In Lashley v. Pfizer, Inc., 2014 WL 661058 (5th Cir. Feb. 21, 2014), the United States Court of Appeals for the Fifth Circuit held that federal law preempts “parallel” state-law claims against generic drug manufacturers and affirmed a grant of summary judgment for brand-name manufacturers on grounds that they do not owe a duty to consumers of generic versions of the drug.

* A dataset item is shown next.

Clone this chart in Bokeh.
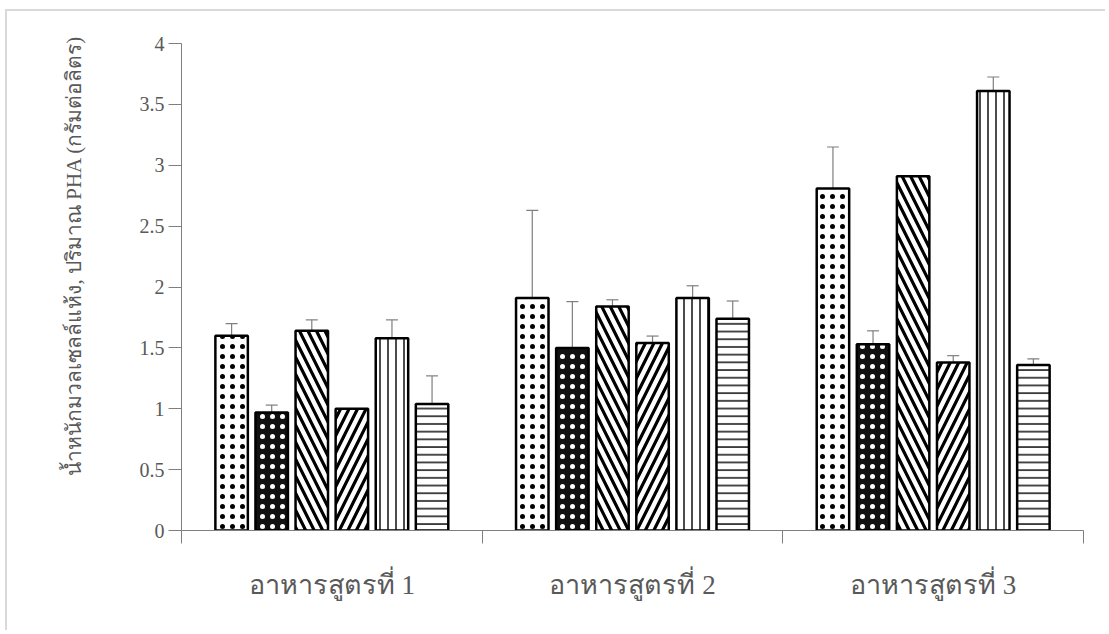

The Fifth Circuit’s decision arose out of two separate actions by Plaintiffs, whose cases were consolidated on appeal, against generic and brand manufacturers for injuries allegedly related to their use of metoclopramide—the generic version of Reglan. On appeal, the Fifth Circuit affirmed the district courts’ dismissals of the claims against the generic manufacturers as preempted under PLIVA, Inc. v. Mensing, 131 S. Ct. 2567 (2011) and Mutual Pharm., Co. v. Bartlett, 133 S. Ct. 2466 (2013). The Court determined that all of Plaintiffs’ claims against the generic manufacturers turned on the adequacy of labeling and related information, and could thus be construed as failure-to-warn claims, which are preempted by Mensing. Lashley, 2014 WL 661058, at *2. Significantly, the Court also rejected arguments that some of Plaintiffs’ state law claims against generic manufacturers are parallel to federal law claims, and thus not preempted. Plaintiffs had pointed to two rulings allowing parallel state law claims against medical device manufacturers to proceed - Medtronic, Inc. v. Lohr, 116 S. Ct. 2240 (1996) and Hughes v. Boston Scientific, 631 F.3d 762 (5th Cir. 2011). The Court, however, distinguished between express preemption in the medical device context and implied preemption, and stated that “the inquiry [here] is not whether there is a ‘parallel’ claim where one looks for absence of conflict with the statute; the inquiry is whether the state-law claim is impliedly preempted.” Id. The Court accordingly held that even the supposedly “parallel” state law claims were impliedly preempted. Id. at *4. This ruling accentuates a circuit split on the question of whether plaintiffs suing generic companies can state a claim for parallel violations of federal law, such as “failure to update” the generic label to match the branded one. Compare Lashley, with Fulgenzi v. PLIVA, Inc., 711 F.3d 578 (6th Cir. 2013).
The Fifth Circuit also affirmed summary judgment in favor of the brand manufacturers because, under state law in Mississippi and Texas, the brand manufacturers owed Plaintiffs no duty because the Plaintiffs “did not ingest the . . . brand defendants’ products.” Id. at *4. The Fifth Circuit’s refusal to hold brand-name manufacturers liable for injuries caused by the generic version of their drug is a reaffirmation of the overwhelming majority of precedent rejecting so-called “innovator liability.”